A group of Battle Creek kids had some first-hand experience in standing up for their beliefs Wednesday.
The group stopped at the Battle Creek Police Department and planted signs and banners. They turned to the traffic on Division Street and chanted, "no hungry child!"
Freedom Schools teacher Ramal Wilson said the action started as a discussion about violent versus nonviolent protesting.
"For the children, they needed to understand that they can instill and spark peaceful protest at their young age, to where they can really do this later on," Wilson said.
SNAP, sometimes referred to as food stamps, is a federally funded program that provides eligible people with financial benefits to purchase healthy food.
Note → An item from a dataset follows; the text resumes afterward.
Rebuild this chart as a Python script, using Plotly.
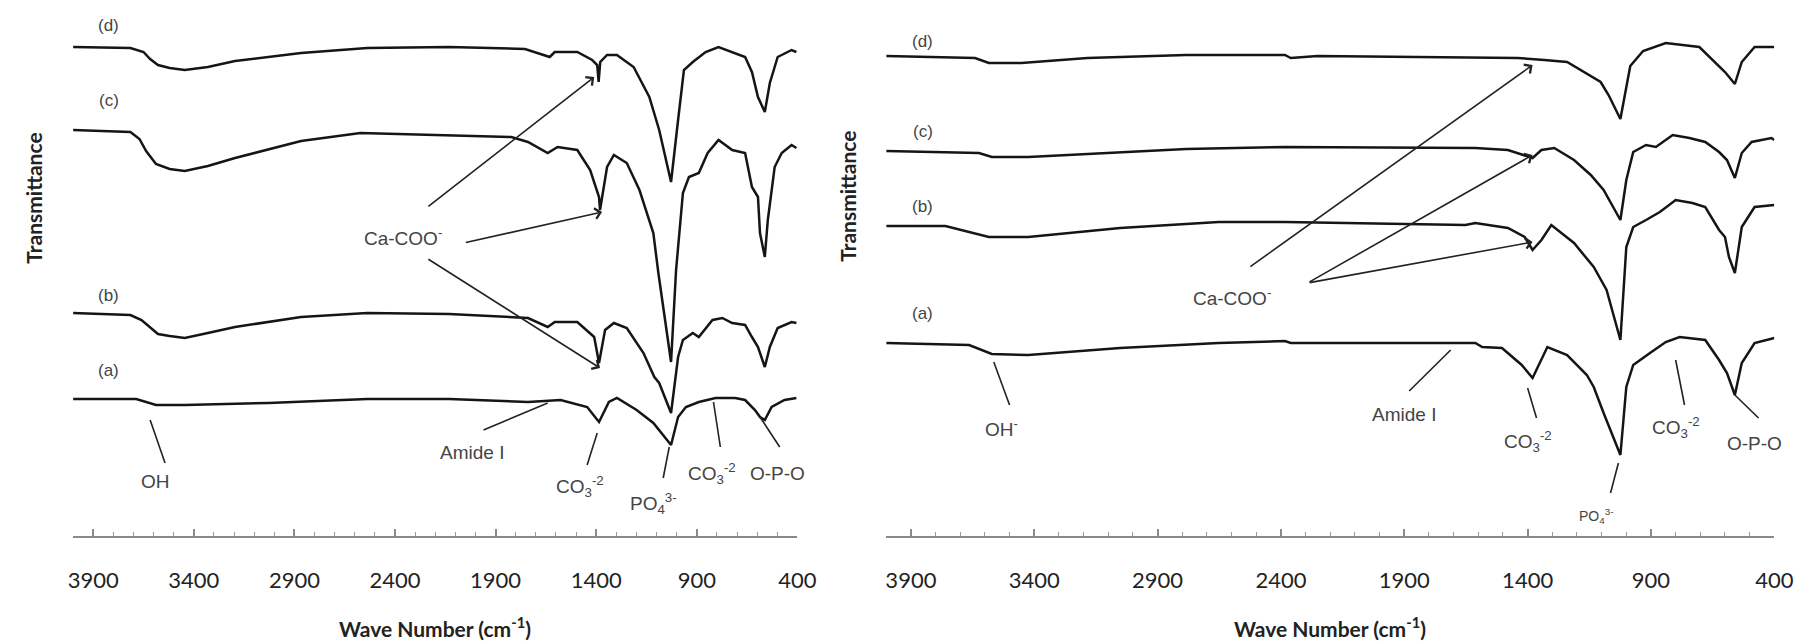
import plotly.graph_objects as go

# ---------------- data (wavenumber cm-1, relative transmittance) ----------------
# Left panel
L_d_wn = [4000, 3715, 3650, 3617, 3578, 3520, 3445, 3330, 3195, 2867, 2538, 2131, 1754, 1655, 1631, 1606, 1494, 1420, 1395, 1388, 1380, 1346, 1297, 1214, 1136, 1087, 1028, 993, 964, 920, 856, 792, 724, 660, 626, 596, 562, 537, 498, 429, 405]
L_d_T = [489, 488, 484, 477, 471, 468, 466, 469, 475, 483, 488, 489, 487, 481, 479, 484, 484, 476, 471, 454, 474, 481, 481, 469, 439, 406, 354, 416, 466, 474, 484, 489, 484, 479, 464, 439, 424, 453, 479, 486, 484]

L_c_wn = [4000, 3715, 3670, 3637, 3588, 3520, 3445, 3330, 3195, 2867, 2572, 2376, 2131, 1822, 1739, 1641, 1592, 1494, 1430, 1386, 1381, 1346, 1312, 1248, 1185, 1116, 1091, 1028, 1003, 969, 939, 890, 846, 792, 724, 660, 626, 596, 586, 562, 547, 513, 478, 429, 405]
L_c_T = [406, 404, 397, 385, 372, 367, 365, 370, 378, 395, 403, 402, 401, 399, 394, 383, 389, 386, 366, 339, 326, 369, 381, 373, 346, 303, 263, 174, 266, 343, 359, 363, 383, 396, 386, 383, 349, 339, 303, 279, 316, 369, 383, 391, 388]

L_b_wn = [4000, 3715, 3660, 3617, 3578, 3520, 3445, 3330, 3195, 2867, 2538, 2131, 1822, 1739, 1641, 1606, 1494, 1410, 1386, 1356, 1312, 1248, 1165, 1111, 1087, 1028, 993, 969, 920, 890, 822, 773, 724, 660, 626, 596, 562, 537, 498, 429, 405]
L_b_T = [223, 221, 216, 209, 202, 200, 198, 203, 209, 219, 223, 222, 219, 218, 209, 214, 214, 199, 173, 206, 213, 208, 183, 159, 153, 123, 179, 196, 203, 199, 216, 218, 213, 211, 199, 189, 169, 189, 208, 214, 213]

L_a_wn = [4000, 3686, 3588, 3445, 3029, 2538, 2131, 1739, 1577, 1445, 1386, 1337, 1297, 1199, 1116, 1087, 1028, 993, 954, 890, 807, 709, 660, 611, 586, 562, 528, 464, 405]
L_a_T = [137, 137, 131, 131, 133, 137, 137, 134, 136, 129, 114, 134, 138, 126, 113, 106, 91, 119, 129, 134, 138, 138, 136, 126, 119, 116, 129, 136, 138]

# Right panel
R_d_wn = [4000, 3640, 3584, 3452, 3184, 2784, 2384, 2360, 2252, 1652, 1440, 1332, 1240, 1104, 1072, 1024, 984, 932, 840, 704, 640, 600, 560, 532, 480, 400]
R_d_T = [480, 478, 473, 473, 478, 481, 481, 478, 480, 479, 478, 476, 474, 454, 441, 417, 470, 485, 493, 489, 474, 464, 452, 474, 489, 489]

R_c_wn = [4000, 3624, 3572, 3424, 3184, 2784, 2384, 1652, 1612, 1480, 1412, 1380, 1344, 1292, 1212, 1144, 1092, 1024, 1000, 972, 920, 880, 812, 744, 680, 624, 592, 560, 532, 492, 412, 400]
R_c_T = [385, 383, 379, 379, 382, 387, 389, 388, 388, 386, 381, 378, 386, 388, 376, 361, 346, 316, 356, 384, 391, 389, 401, 398, 394, 384, 376, 358, 383, 394, 398, 396]

R_b_wn = [4000, 3760, 3584, 3424, 3052, 2652, 2384, 1652, 1612, 1480, 1412, 1380, 1344, 1304, 1212, 1132, 1080, 1024, 1000, 972, 920, 864, 800, 732, 680, 624, 600, 584, 560, 532, 480, 400]
R_b_T = [310, 310, 299, 299, 308, 314, 314, 311, 313, 308, 299, 286, 296, 311, 293, 269, 246, 196, 289, 309, 316, 324, 336, 333, 329, 306, 299, 279, 263, 309, 329, 331]

R_a_wn = [4000, 3664, 3572, 3424, 3052, 2652, 2384, 2360, 1720, 1612, 1584, 1504, 1424, 1380, 1320, 1240, 1160, 1132, 1092, 1024, 1000, 972, 904, 840, 784, 680, 624, 592, 560, 532, 480, 400]
R_a_T = [193, 191, 182, 181, 188, 193, 195, 193, 193, 193, 189, 188, 171, 158, 189, 181, 161, 149, 123, 81, 149, 171, 183, 194, 199, 196, 176, 163, 141, 173, 193, 198]

tick_values = [3900, 3400, 2900, 2400, 1900, 1400, 900, 400]
tick_labels = ["3900", "3400", "2900", "2400", "1900", "1400", "900", "400"]

# ---------------- figure ----------------
W, H = 1818, 642
PLOT_H = 536
fig = go.Figure()
line_style = dict(color="#151515", width=2.5)

for wn, t in [(L_d_wn, L_d_T), (L_c_wn, L_c_T), (L_b_wn, L_b_T), (L_a_wn, L_a_T)]:
    fig.add_trace(go.Scatter(x=wn, y=t, mode="lines", line=line_style, xaxis="x", yaxis="y", showlegend=False, hoverinfo="skip"))
for wn, t in [(R_d_wn, R_d_T), (R_c_wn, R_c_T), (R_b_wn, R_b_T), (R_a_wn, R_a_T)]:
    fig.add_trace(go.Scatter(x=wn, y=t, mode="lines", line=line_style, xaxis="x2", yaxis="y2", showlegend=False, hoverinfo="skip"))

tick_font = dict(family="Lato, Carlito, sans-serif", size=22, color="#222")
xaxis_common = dict(
    range=[4000, 400], showgrid=False, zeroline=False,
    showline=True, linecolor="#8a8a8a", linewidth=2,
    tickmode="array", tickvals=tick_values, ticktext=tick_labels,
    ticks="inside", ticklen=7, tickwidth=1.5, tickcolor="#8a8a8a",
    minor=dict(tickmode="linear", tick0=400, dtick=100, ticks="inside", ticklen=4, tickwidth=1.2, tickcolor="#9a9a9a"),
    tickfont=tick_font, ticklabelstandoff=24, fixedrange=True,
)
yaxis_common = dict(range=[0, PLOT_H], visible=False, showgrid=False, zeroline=False, fixedrange=True)

fig.update_layout(
    width=W, height=H,
    margin=dict(l=0, r=0, t=0, b=H - PLOT_H),
    paper_bgcolor="white", plot_bgcolor="white",
    xaxis=dict(domain=[69 / W, 803 / W], anchor="y", **xaxis_common),
    yaxis=dict(domain=[0, 1], anchor="x", **yaxis_common),
    xaxis2=dict(domain=[893 / W, 1793 / W], anchor="y2", **xaxis_common),
    yaxis2=dict(domain=[0, 1], anchor="x2", **yaxis_common),
)

txt_font = dict(family="Liberation Sans, Arial, sans-serif", size=19, color="#444")
lbl_font = dict(family="Liberation Sans, Arial, sans-serif", size=17, color="#444")
small_font = dict(family="Liberation Sans, Arial, sans-serif", size=14, color="#444")
title_font = dict(family="Lato, Carlito, sans-serif", size=21, color="#222")

annotations = []
shapes = []

def text(xr, yr, x, y, s, font=txt_font):
    annotations.append(dict(xref=xr, yref=yr, x=x, y=y, text=s, showarrow=False, font=font))

def pointer(xr, yr, x0, y0, x1, y1):
    shapes.append(dict(type="line", xref=xr, yref=yr, x0=x0, y0=y0, x1=x1, y1=y1,
                       line=dict(color="#222", width=1.6)))

def arrow(xr, yr, tx, ty, hx, hy):
    annotations.append(dict(xref=xr, yref=yr, axref=xr, ayref=yr, x=hx, y=hy, ax=tx, ay=ty,
                            text=" ", showarrow=True, arrowhead=4, arrowsize=1.3,
                            arrowwidth=1.6, arrowcolor="#222", font=dict(size=2)))

# Left panel labels
for s, v in [("(d)", 511), ("(c)", 436), ("(b)", 241), ("(a)", 166)]:
    text("x", "y", 3823, v, s, lbl_font)
text("x", "y", 3588, 55, "OH")
pointer("x", "y", 3617, 116, 3543, 73)
text("x", "y", 2018, 84, "Amide I")
pointer("x", "y", 1960, 106, 1641, 133)
text("x", "y", 2362, 299, "Ca-COO<sup>-</sup>")
arrow("x", "y", 2244, 328, 1410, 459)
arrow("x", "y", 2058, 293, 1371, 324)
arrow("x", "y", 2244, 278, 1381, 168)
text("x", "y", 1479, 50, "CO<sub>3</sub><sup>-2</sup>")
pointer("x", "y", 1395, 103, 1445, 71)
text("x", "y", 1116, 33, "PO<sub>4</sub><sup>3-</sup>")
pointer("x", "y", 1037, 89, 1067, 58)
text("x", "y", 822, 63, "CO<sub>3</sub><sup>-2</sup>")
pointer("x", "y", 817, 134, 783, 89)
text("x", "y", 498, 63, "O-P-O")
pointer("x", "y", 586, 119, 488, 89)

# Right panel labels
for s, v in [("(d)", 495), ("(c)", 405), ("(b)", 330), ("(a)", 223)]:
    text("x2", "y2", 3852, v, s, lbl_font)
text("x2", "y2", 3532, 108, "OH<sup>-</sup>")
pointer("x2", "y2", 3564, 174, 3500, 131)
text("x2", "y2", 2600, 239, "Ca-COO<sup>-</sup>")
arrow("x2", "y2", 2532, 268, 1380, 471)
arrow("x2", "y2", 2292, 253, 1380, 381)
arrow("x2", "y2", 2292, 253, 1380, 294)
text("x2", "y2", 1900, 122, "Amide I")
pointer("x2", "y2", 1880, 145, 1712, 186)
text("x2", "y2", 1400, 95, "CO<sub>3</sub><sup>-2</sup>")
pointer("x2", "y2", 1400, 148, 1364, 118)
text("x2", "y2", 1124, 20, "PO<sub>4</sub><sup>3-</sup>", small_font)
pointer("x2", "y2", 1032, 73, 1064, 43)
text("x2", "y2", 800, 109, "CO<sub>3</sub><sup>-2</sup>")
pointer("x2", "y2", 800, 176, 764, 131)
text("x2", "y2", 480, 93, "O-P-O")
pointer("x2", "y2", 560, 141, 464, 118)

# Axis titles (paper coords are relative to the plot area, 0..536 px tall)
for cx in [436, 1343]:
    annotations.append(dict(xref="paper", yref="paper", x=cx / W, y=(PLOT_H - 627) / PLOT_H,
                            text="<b>Wave Number (cm<sup>-1</sup>)</b>", showarrow=False, font=title_font,
                            xanchor="center", yanchor="middle"))
for cx, cy in [(28, 198), (853, 196)]:
    annotations.append(dict(xref="paper", yref="paper", x=cx / W, y=1 - cy / PLOT_H,
                            text="<b>Transmittance</b>", showarrow=False, font=title_font, textangle=-90,
                            xanchor="center", yanchor="middle"))

fig.update_layout(annotations=annotations, shapes=shapes)
fig.write_html("out.html")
According to data gathered by The Coordinating Council of Calhoun County, from 2010 to 2014 about half of all SNAP households in the county had children younger than 18 living there.
The Food Bank of South Central Michigan reported that in Calhoun County, they gave out more than 1.6 million pounds of food in 2015 and over 1.9 million pounds in 2016.
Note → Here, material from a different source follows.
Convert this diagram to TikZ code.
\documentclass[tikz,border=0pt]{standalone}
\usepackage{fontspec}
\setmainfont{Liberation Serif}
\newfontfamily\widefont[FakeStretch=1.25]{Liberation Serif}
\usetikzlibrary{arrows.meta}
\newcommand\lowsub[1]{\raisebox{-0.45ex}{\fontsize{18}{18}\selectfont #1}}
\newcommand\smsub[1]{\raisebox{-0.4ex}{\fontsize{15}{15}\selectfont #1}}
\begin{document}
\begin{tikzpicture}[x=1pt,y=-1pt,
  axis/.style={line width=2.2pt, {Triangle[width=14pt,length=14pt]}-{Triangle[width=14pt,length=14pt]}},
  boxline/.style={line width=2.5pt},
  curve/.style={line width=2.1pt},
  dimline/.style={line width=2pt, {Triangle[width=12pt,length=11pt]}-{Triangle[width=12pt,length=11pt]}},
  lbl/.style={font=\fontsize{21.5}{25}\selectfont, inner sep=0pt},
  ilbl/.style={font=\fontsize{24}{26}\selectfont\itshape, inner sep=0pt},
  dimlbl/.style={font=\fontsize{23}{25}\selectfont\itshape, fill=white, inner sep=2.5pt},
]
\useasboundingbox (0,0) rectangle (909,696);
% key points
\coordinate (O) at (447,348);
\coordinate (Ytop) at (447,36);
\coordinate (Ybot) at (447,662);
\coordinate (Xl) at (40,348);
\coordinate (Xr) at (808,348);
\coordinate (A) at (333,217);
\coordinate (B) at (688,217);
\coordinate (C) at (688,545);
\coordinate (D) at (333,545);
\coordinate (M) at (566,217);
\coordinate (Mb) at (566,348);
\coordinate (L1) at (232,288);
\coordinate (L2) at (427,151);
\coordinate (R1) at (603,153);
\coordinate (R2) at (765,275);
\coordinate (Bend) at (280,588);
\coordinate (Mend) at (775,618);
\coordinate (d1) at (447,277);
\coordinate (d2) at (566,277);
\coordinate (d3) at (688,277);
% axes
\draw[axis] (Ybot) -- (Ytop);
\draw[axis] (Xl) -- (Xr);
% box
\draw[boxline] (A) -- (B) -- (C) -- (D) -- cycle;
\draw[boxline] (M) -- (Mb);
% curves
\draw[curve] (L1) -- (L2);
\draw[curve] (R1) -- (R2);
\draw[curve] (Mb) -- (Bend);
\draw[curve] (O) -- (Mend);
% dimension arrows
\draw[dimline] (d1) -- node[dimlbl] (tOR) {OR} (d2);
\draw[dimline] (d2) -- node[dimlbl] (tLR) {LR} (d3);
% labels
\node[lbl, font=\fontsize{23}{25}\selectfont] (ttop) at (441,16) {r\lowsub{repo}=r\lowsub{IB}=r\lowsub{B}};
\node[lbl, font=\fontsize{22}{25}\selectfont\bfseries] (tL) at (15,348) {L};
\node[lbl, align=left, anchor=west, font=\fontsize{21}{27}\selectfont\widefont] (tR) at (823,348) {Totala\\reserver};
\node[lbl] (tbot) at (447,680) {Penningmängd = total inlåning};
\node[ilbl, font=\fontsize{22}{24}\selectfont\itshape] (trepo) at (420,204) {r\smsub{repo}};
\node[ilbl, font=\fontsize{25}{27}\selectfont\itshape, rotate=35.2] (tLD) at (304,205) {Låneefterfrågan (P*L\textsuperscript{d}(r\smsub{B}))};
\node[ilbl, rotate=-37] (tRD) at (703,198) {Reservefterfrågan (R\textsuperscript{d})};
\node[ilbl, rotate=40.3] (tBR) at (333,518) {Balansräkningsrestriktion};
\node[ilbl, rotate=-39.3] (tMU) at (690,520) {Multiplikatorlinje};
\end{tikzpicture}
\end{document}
Wilson said the kids have been thinking about hungry people after the class discussion.
"They were ready to come out here and do this," Wilson said.
Another teacher, Edward Harris, said cuts to SNAP proposed by President Donald Trump need to be fought.
In May, Trump's administration released a budget that called for $190 billion in cuts to SNAP over the next 10 years.
According to a USA Today report, White House Budget Director Mick Mulvaney said the cuts were intended to get able-bodied adults working and encourage states to share the cost of feeding people.
"The SNAP program helps the most vulnerable in our communities, those being the children at or below the poverty line, the disabled and the elderly," Harris said. "If what makes America great again is an all-out assault on the poor, the elderly and the disabled, then maybe you need to rethink what that really means."